Dictionary check: a catalyst is an agent that provokes or speeds significant change or action. Yep. Check it out. It provokes significant change. Not some easy-to-do task. A catalyst pushes us forward. It has the elements that can speed up our rate of change. A catalyst is critical if we want to level up our work or our lives. Just for the record (and a brief commercial announcement) the best coaches are catalysts for change. We help you push to the next level.
What do catalyst goals look like? The first thing they do is energize us to stretch so we can reach them. Maybe we’ve been toying with taking a technology class. And we decide to add it to our goals for our New Year. Because, what could be better than acquiring a new skill that we like, is in demand, and will help us earn more money?

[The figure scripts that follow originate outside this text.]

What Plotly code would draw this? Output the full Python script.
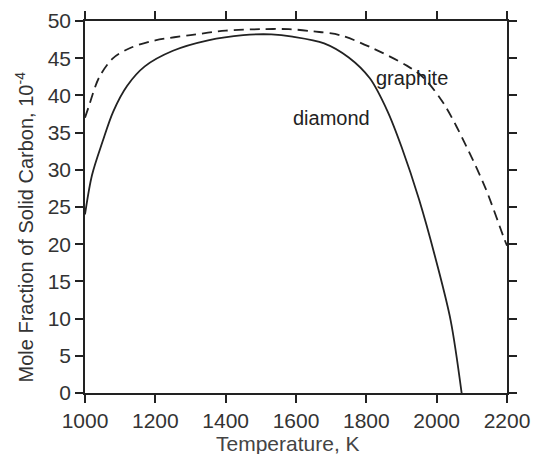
import plotly.graph_objects as go

# Temperature (K) and mole fraction of solid carbon (x 10^-4)
diamond_T = [1000, 1020, 1050, 1080, 1120, 1170, 1250, 1350, 1450, 1530,
             1590, 1680, 1750, 1810, 1860, 1900, 1950, 2000, 2040, 2071]
diamond_X = [24.0, 29.3, 33.8, 37.8, 41.3, 43.9, 46.0, 47.4, 48.1, 48.2,
             47.9, 47.0, 45.1, 42.3, 37.9, 33.1, 26.0, 17.5, 9.7, 0.0]

graphite_T = [1000, 1010, 1040, 1080, 1130, 1200, 1300, 1400, 1500, 1580,
              1650, 1725, 1820, 1915, 1960, 2020, 2085, 2140, 2190, 2200]
graphite_X = [37.0, 38.4, 42.4, 45.0, 46.4, 47.4, 48.1, 48.7, 48.9, 48.9,
              48.6, 48.1, 46.3, 44.0, 42.5, 38.9, 33.1, 27.4, 21.0, 19.8]

x_ticks = [1000, 1200, 1400, 1600, 1800, 2000, 2200]
y_ticks = [0, 5, 10, 15, 20, 25, 30, 35, 40, 45, 50]

FONT = "Liberation Sans, Arial, Helvetica, sans-serif"

fig = go.Figure()
fig.add_trace(go.Scatter(x=graphite_T, y=graphite_X, mode="lines",
                         line=dict(color="#222", width=1.8, dash="10px,6px",
                                   shape="spline", smoothing=0.9),
                         name="graphite", showlegend=False))
fig.add_trace(go.Scatter(x=diamond_T, y=diamond_X, mode="lines",
                         line=dict(color="#222", width=1.8, shape="spline", smoothing=0.9),
                         name="diamond", showlegend=False))

fig.add_annotation(x=1930, y=42.3, text="graphite", showarrow=False,
                   font=dict(family=FONT, size=20, color="#222"))
fig.add_annotation(x=1702, y=37.0, text="diamond", showarrow=False,
                   font=dict(family=FONT, size=20, color="#222"))

# axis titles placed as annotations to match the reference positions
fig.add_annotation(xref="paper", yref="paper", x=0, y=0.445, xshift=-61,
                   text="Mole Fraction of Solid Carbon, 10<sup>-4</sup>",
                   textangle=-90, showarrow=False, xanchor="center", yanchor="middle",
                   font=dict(family=FONT, size=20, color="#333"))
fig.add_annotation(xref="paper", yref="paper", x=0.481, y=0, yshift=-50,
                   text="Temperature, K", showarrow=False,
                   xanchor="center", yanchor="middle",
                   font=dict(family=FONT, size=21, color="#444"))

axis_common = dict(showline=True, linecolor="#222", linewidth=1.5, mirror="ticks",
                   ticks="outside", ticklen=8, tickwidth=1.5, tickcolor="#222",
                   showgrid=False, zeroline=False, automargin=False,
                   tickfont=dict(family=FONT, size=21, color="#333"))

fig.update_xaxes(range=[1000, 2200], tickvals=x_ticks,
                 ticktext=[str(v) for v in x_ticks], **axis_common)
fig.update_yaxes(range=[0, 50], tickvals=y_ticks,
                 ticktext=[str(v) for v in y_ticks], **axis_common)

fig.update_layout(width=534, height=454,
                  margin=dict(l=85, r=27, t=21, b=61),
                  paper_bgcolor="white", plot_bgcolor="white")

fig.write_html("out.html", config={"displayModeBar": False},
               post_script="document.body.style.margin='0';document.body.style.overflow='hidden';")
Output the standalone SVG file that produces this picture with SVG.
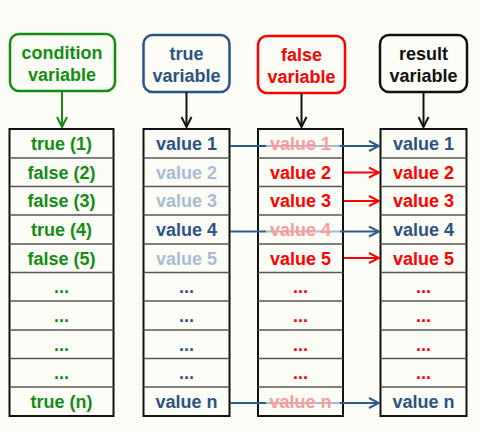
<svg xmlns="http://www.w3.org/2000/svg" width="480" height="432" viewBox="0 0 480 432">
<style>
text{font-family:"Liberation Sans",Arial,sans-serif;font-weight:bold;text-anchor:middle}
.hd{font-size:18px}
.cell{font-size:18px}
.box{fill:#fdfdf7;stroke-width:2.5}
.tbl{fill:#fdfdf7;stroke:#111;stroke-width:2}
.sep{stroke:#555;stroke-width:1.5}
.g{fill:#148c14}
.b{fill:#2b5384}
.bf{fill:#a9bcd3}
.r{fill:#ff0000}
.rf{fill:#ff9a9a}
.k{fill:#111}
</style>
<defs>
<marker id="ahK" viewBox="0 0 12 12" refX="11" refY="6" markerWidth="12" markerHeight="12" markerUnits="userSpaceOnUse" orient="auto"><path d="M1,1 L11,6 L1,11" fill="none" stroke="#111" stroke-width="2"/></marker>
<marker id="ahG" viewBox="0 0 12 12" refX="11" refY="6" markerWidth="12" markerHeight="12" markerUnits="userSpaceOnUse" orient="auto"><path d="M1,1 L11,6 L1,11" fill="none" stroke="#148c14" stroke-width="2"/></marker>
<marker id="ahB" viewBox="0 0 12 12" refX="11" refY="6" markerWidth="12" markerHeight="12" markerUnits="userSpaceOnUse" orient="auto"><path d="M1,1 L11,6 L1,11" fill="none" stroke="#2f5a8c" stroke-width="2"/></marker>
<marker id="ahR" viewBox="0 0 12 12" refX="11" refY="6" markerWidth="12" markerHeight="12" markerUnits="userSpaceOnUse" orient="auto"><path d="M1,1 L11,6 L1,11" fill="none" stroke="#ff0000" stroke-width="2"/></marker>
</defs>
<rect width="480" height="432" fill="#fdfdf7"/>

<g id="hdr-condition">
<rect class="box" x="10" y="34" width="105" height="57" rx="9" stroke="#148c14"/>
<text class="hd g" x="62" y="59">condition</text>
<text class="hd g" x="62" y="81">variable</text>
</g>
<g id="hdr-true">
<rect class="box" x="143.5" y="35" width="86" height="57" rx="9" stroke="#2b5384"/>
<text class="hd b" x="186.5" y="60">true</text>
<text class="hd b" x="186.5" y="82">variable</text>
</g>
<g id="hdr-false">
<rect class="box" x="258" y="36" width="87" height="57" rx="9" stroke="#ff0000"/>
<text class="hd r" x="301.5" y="61">false</text>
<text class="hd r" x="301.5" y="83">variable</text>
</g>
<g id="hdr-result">
<rect class="box" x="380" y="35" width="87" height="57" rx="9" stroke="#111"/>
<text class="hd k" x="423.5" y="60">result</text>
<text class="hd k" x="423.5" y="82">variable</text>
</g>

<g id="tbl-condition">
<rect class="tbl" x="9.5" y="129" width="104" height="287"/>
<path class="sep" d="M9.5,158H113.5M9.5,186.5H113.5M9.5,215H113.5M9.5,244H113.5M9.5,272.5H113.5M9.5,301H113.5M9.5,330H113.5M9.5,358.5H113.5M9.5,387H113.5"/>
<text class="cell g" x="61.5" y="150">true (1)</text>
<text class="cell g" x="61.5" y="178.5">false (2)</text>
<text class="cell g" x="61.5" y="207">false (3)</text>
<text class="cell g" x="61.5" y="236">true (4)</text>
<text class="cell g" x="61.5" y="264.5">false (5)</text>
<text class="cell g" x="61.5" y="293">...</text>
<text class="cell g" x="61.5" y="322">...</text>
<text class="cell g" x="61.5" y="350.5">...</text>
<text class="cell g" x="61.5" y="379">...</text>
<text class="cell g" x="61.5" y="408">true (n)</text>
</g>
<g id="tbl-true">
<rect class="tbl" x="143.5" y="129" width="86" height="287"/>
<path class="sep" d="M143.5,158H229.5M143.5,186.5H229.5M143.5,215H229.5M143.5,244H229.5M143.5,272.5H229.5M143.5,301H229.5M143.5,330H229.5M143.5,358.5H229.5M143.5,387H229.5"/>
<text class="cell b" x="186.5" y="150">value 1</text>
<text class="cell bf" x="186.5" y="178.5">value 2</text>
<text class="cell bf" x="186.5" y="207">value 3</text>
<text class="cell b" x="186.5" y="236">value 4</text>
<text class="cell bf" x="186.5" y="264.5">value 5</text>
<text class="cell b" x="186.5" y="293">...</text>
<text class="cell b" x="186.5" y="322">...</text>
<text class="cell b" x="186.5" y="350.5">...</text>
<text class="cell b" x="186.5" y="379">...</text>
<text class="cell b" x="186.5" y="408">value n</text>
</g>
<g id="tbl-false">
<rect class="tbl" x="258" y="129" width="85" height="287"/>
<path class="sep" d="M258,158H343M258,186.5H343M258,215H343M258,244H343M258,272.5H343M258,301H343M258,330H343M258,358.5H343M258,387H343"/>
</g>
<g id="tbl-result">
<rect class="tbl" x="380.5" y="129" width="86" height="287"/>
<path class="sep" d="M380.5,158H466.5M380.5,186.5H466.5M380.5,215H466.5M380.5,244H466.5M380.5,272.5H466.5M380.5,301H466.5M380.5,330H466.5M380.5,358.5H466.5M380.5,387H466.5"/>
<text class="cell b" x="423.5" y="150">value 1</text>
<text class="cell r" x="423.5" y="178.5">value 2</text>
<text class="cell r" x="423.5" y="207">value 3</text>
<text class="cell b" x="423.5" y="236">value 4</text>
<text class="cell r" x="423.5" y="264.5">value 5</text>
<text class="cell r" x="423.5" y="293">...</text>
<text class="cell r" x="423.5" y="322">...</text>
<text class="cell r" x="423.5" y="350.5">...</text>
<text class="cell r" x="423.5" y="379">...</text>
<text class="cell b" x="423.5" y="408">value n</text>
</g>

<g id="connectors" fill="none" stroke-width="2">
<path d="M62,91V127" stroke="#148c14" marker-end="url(#ahG)"/>
<path d="M186.5,92V127" stroke="#111" marker-end="url(#ahK)"/>
<path d="M301.5,93V127" stroke="#111" marker-end="url(#ahK)"/>
<path d="M423.5,92V127" stroke="#111" marker-end="url(#ahK)"/>
<path d="M230,146H379" stroke="#2f5a8c" marker-end="url(#ahB)"/>
<path d="M230,231.5H379" stroke="#2f5a8c" marker-end="url(#ahB)"/>
<path d="M230,403H379" stroke="#2f5a8c" marker-end="url(#ahB)"/>
<path d="M344,172.5H379" stroke="#ff0000" marker-end="url(#ahR)"/>
<path d="M344,201H379" stroke="#ff0000" marker-end="url(#ahR)"/>
<path d="M344,258H379" stroke="#ff0000" marker-end="url(#ahR)"/>
</g>

<g id="tbl-false-text">
<rect x="266" y="139" width="74" height="14" fill="#fdfdf7" fill-opacity="0.6"/>
<rect x="266" y="224.5" width="74" height="14" fill="#fdfdf7" fill-opacity="0.6"/>
<rect x="266" y="396" width="74" height="14" fill="#fdfdf7" fill-opacity="0.6"/>
<text class="cell rf" x="300.5" y="150">value 1</text>
<text class="cell r" x="300.5" y="178.5">value 2</text>
<text class="cell r" x="300.5" y="207">value 3</text>
<text class="cell rf" x="300.5" y="236">value 4</text>
<text class="cell r" x="300.5" y="264.5">value 5</text>
<text class="cell r" x="300.5" y="293">...</text>
<text class="cell r" x="300.5" y="322">...</text>
<text class="cell r" x="300.5" y="350.5">...</text>
<text class="cell r" x="300.5" y="379">...</text>
<text class="cell rf" x="300.5" y="408">value n</text>
</g>
</svg>
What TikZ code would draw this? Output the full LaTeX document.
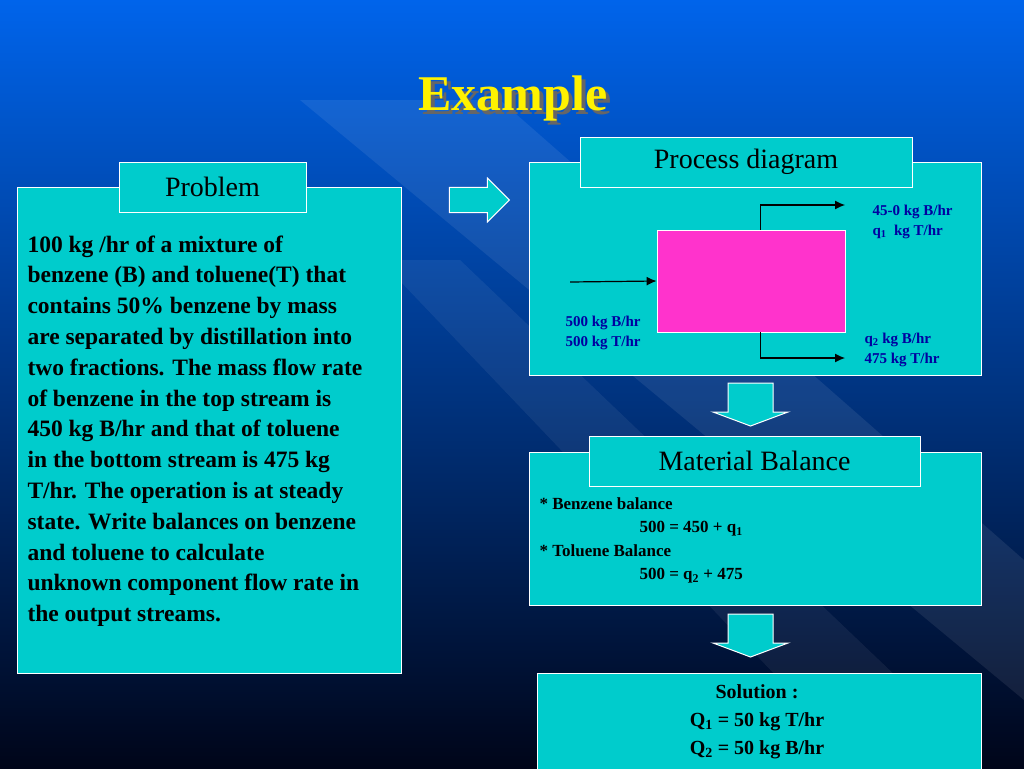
\documentclass[tikz,border=0pt]{standalone}
\usepackage{fontspec}
\setmainfont{Liberation Serif}
\usetikzlibrary{shapes.arrows,arrows.meta}
\definecolor{cy}{RGB}{0,204,204}
\definecolor{txtblue}{RGB}{0,0,160}
\definecolor{pinkb}{RGB}{255,51,204}
\definecolor{bgtop}{RGB}{0,100,235}
\definecolor{bgmid}{RGB}{0,60,170}
\definecolor{bgbot}{RGB}{0,5,25}
\begin{document}
\begin{tikzpicture}[x=1pt,y=-1pt,
  box/.style={draw=white,line width=1pt,fill=cy},
  lbl/.style={font=\fontsize{28}{30}\selectfont,text=black},
  small/.style={font=\bfseries\fontsize{15}{20}\selectfont,text=txtblue,align=left,anchor=west},
  flow/.style={-{Latex[length=10pt,width=9pt]},line width=1.2pt},
  darrow/.style={draw=white,fill=cy,line width=1pt}]
\useasboundingbox (0,0) rectangle (1024,768);
\shade[top color=bgtop,middle color=bgmid,bottom color=bgbot] (0,0) rectangle (1024,768);
\fill[white,opacity=0.08] (300,100) -- (500,100) -- (1024,560) -- (1024,700) -- cycle;
\fill[white,opacity=0.06] (380,260) -- (460,260) -- (900,680) -- (780,680) -- cycle;
\fill[black!60] (517,102) node[font=\bfseries\fontsize{50}{52}\selectfont,text=black!60] {Example};
\node[font=\bfseries\fontsize{50}{52}\selectfont,text=yellow] (title) at (513,98) {Example};
% problem
\draw[box] (17,187) rectangle (401,673);
\node[box,minimum width=187pt,minimum height=50pt,lbl] (prob) at (212.5,187) {Problem};
\node[anchor=north west,align=left,font=\bfseries\fontsize{23.5}{30.8}\selectfont] (ptext) at (24,232)
{100 kg /hr of a mixture of\\benzene (B) and toluene(T) that\\contains 50\% benzene by mass\\are separated by distillation into\\two fractions. The mass flow rate\\of benzene in the top stream is\\450 kg B/hr and that of toluene\\in the bottom stream is 475 kg\\T/hr. The operation is at steady\\state. Write balances on benzene\\and toluene to calculate\\unknown component flow rate in\\the output streams.};
% block arrows
\node[single arrow,draw=white,fill=cy,line width=1pt,minimum height=60pt,minimum width=44pt,single arrow head extend=4pt,inner sep=5pt] (ra) at (473,200) {};
\draw[darrow] (728,383) -- (773,383) -- (773,412) -- (788,412) -- (750.5,426) -- (713,412) -- (728,412) -- cycle;
\draw[darrow] (728,614) -- (773,614) -- (773,643) -- (788,643) -- (750.5,657) -- (713,643) -- (728,643) -- cycle;
% process
\draw[box] (529,162) rectangle (981,375);
\node[box,minimum width=332pt,minimum height=50pt,lbl] (proc) at (746,162) {Process diagram};
\node[draw=white,line width=0.8pt,fill=pinkb,minimum width=188pt,minimum height=102pt] (col) at (751,281) {};
\coordinate (in) at (570,282);
\coordinate (topend) at (845,205);
\coordinate (botend) at (845,358);
\draw[flow] (in) -- (col.west);
\draw[flow] (col.north west) ++(104,0) |- (topend);
\draw[flow] (col.south west) ++(104,0) |- (botend);
\node[small] (tl) at (869,222) {45-0 kg B/hr\\q\textsubscript{1}\ \ kg T/hr};
\node[small] (il) at (562,333) {500 kg B/hr\\500 kg T/hr};
\node[small] (bl) at (861,350) {q\textsubscript{2} kg B/hr\\475 kg T/hr};
% material balance
\draw[box] (529,452) rectangle (981,605);
\node[box,minimum width=331pt,minimum height=50pt,lbl] (mb) at (754.5,461) {Material Balance};
\node[anchor=north west,align=left,font=\bfseries\fontsize{17}{23.5}\selectfont] (mbt) at (536,494)
{* Benzene balance\\\hspace{100pt}500 = 450 + q\textsubscript{1}\\* Toluene Balance\\\hspace{100pt}500 = q\textsubscript{2} + 475};
% solution
\draw[box] (537,673) rectangle (981,775);
\node[align=center,font=\bfseries\fontsize{20}{28}\selectfont] (sol) at (757,722)
{Solution :\\Q\textsubscript{1} = 50 kg T/hr\\Q\textsubscript{2} = 50 kg B/hr};
\end{tikzpicture}
\end{document}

This goal acts as a catalyst because when we pursue it, we get excited about what we’re learning. We’re eager to deploy our new expertise and we’re motivated to make sure we get paid to use it. We might even forget to be scared to look for a new job. It provokes significant action and change.
Goals that remind us why we chose them also act as catalysts. For example, maybe your goal is to feel great again. You choose to accomplish that by getting your body mass indicator from obese to normal – say from 32.8 to 24.1 (I did this). When you choose to base your goal on body mass instead of just weight, you’re looking at more than just pounds. You’re looking at building muscle and losing weight. So, every time you look at this goal, you remind yourself it’s about your overall health, not just losing weight.
3. Base goals on values.
This is absolutely critical. Our goals have to be based on our values, not someone else’s. And, this applies to both our work and life goals. Just because your boss values working more than family time, doesn’t mean you do. As a matter of fact, when our values and our workplace or boss’s values are too out of synch, we find that we can’t stay in that job. We may not realize what’s going on at first. But eventually we figure out that your values aren’t in synch.
Let’s take a goal that addresses how you value work-life balance. Let’s say you’re working, on average, 10-12 hours a day. But you have a family – and you’d like to have a life. But this is what you feel like you have to do to get your work done. Your want to live out your values by spending more time with your family (I didn’t say quality time because time with your family is quality time).
Your goal could be to figure out why you’re working 10-12 hours a day. You could track your time and see where the logjams are and where there’s too much wasted time. As you’re tracking all of this, you’ll also find ways to save time. I’ll bet you can even figure out a way to cut back to working a couple of long days a week – not 5 of them.
Now let’s look at a specific work value. You value change and variety at work. You get bored when you do the same thing all the time. And, uh-oh, you’re stuck behind a desk, creating Excel reports most days. You could create a goal to find a way to talk to your supervisor or manager about making your job more interesting. You could come up with some ideas yourself. Maybe you’re creative, so you could figure out how to present that data in a more dynamic and useful way. Maybe you like to be in front of people. You could propose that you present some of these reports yourself.
Successful goals match our values
Our values keep us going when things get tough. It’s why teachers continue to teach when they’re exhausted and worked to the bone. They value education and seeing their students succeed, so their values both inform and fuel their goals.
When you take the time to reconcile the previous year before you address the New Year, when you create goals that act as catalysts, and when your goals align with your values, you create a well-designed and well-thought-out path that will propel you forward to where you want to go.